Persönlich Alice Schwarzer . . . wird auch schon 75

Der Besuch im mittelalterlichen Bayenturm nah am Kölner Rheinufer begann mit einem Klischee. Auf die Nennung des eigenen Namens kam aus der Sprechanlage kratzbürstig: "Es war eine Frau angekündigt worden." Was dann folgte, war das Ende vieler Klischees. Alice Schwarzer kann charmant sein und selbstironisch, albern und intellektuell, sie ist unterhaltsam und aufmerksam. Was Deutschlands berühmteste Feministin in den vielen Jahren erbitterter Kämpfe gelernt hat: dass es besser ist, langsam zu überzeugen, als missionarisch zu bekehren.

Am ersten Advent wird sie 75 Jahre alt, und dass diese Jahre geruhsam gewesen sind, wird kaum jemand sagen wollen, erst recht nicht sie selbst. Das "Geburtstagsjubiläum" täuscht über den Einfluss hinweg, den sie noch immer hat: Auf der aktuellen Liste der 500 einflussreichsten Intellektuellen hierzulande steht Schwarzer auf Platz acht. Sie, die Journalistin mit ausgeprägtem Sinn für mediale Aufmerksamkeit, wird sich darüber gefreut haben. Nicht aber über die Tatsache, dass sie damit erst die bestplatzierte Frau ist.
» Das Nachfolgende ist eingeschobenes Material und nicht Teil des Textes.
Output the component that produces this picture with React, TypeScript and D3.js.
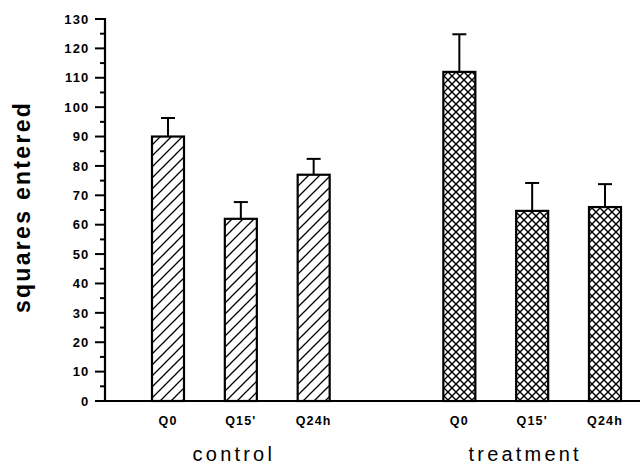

Großer Einfluss schützt vor eigenen Fehlern nicht. Die vor drei Jahren öffentlich gewordene Steuerhinterziehung gehört dazu, ebenso Unregelmäßigkeiten bei der Nutzung ihres Turmdomizils. Nein, Alice Schwarzer ist kein Engel. Ihrer Glaubwürdigkeit hat das kaum geschadet. Sie hat einfach immer weitergemacht - hat debattiert, gestritten, haufenweise Bücher geschrieben. Die gebürtige Wuppertalerin und Gründerin der Frauenzeitschrift "Emma" hat sich kaum einer Debatte verweigert und über die Rollen der Geschlechter mit Esther Vilar und später sogar mit Verona Poth (damals Feldbusch) gestritten.

Und immer hat sie überrascht - etwa in ihrer Freundschaft zu Kardinal Meisner. Sie mochte den schroffen Schlesier, dessen Wortgewalt. Zwei Eigenschaften, die auch ihr zu eigen sind.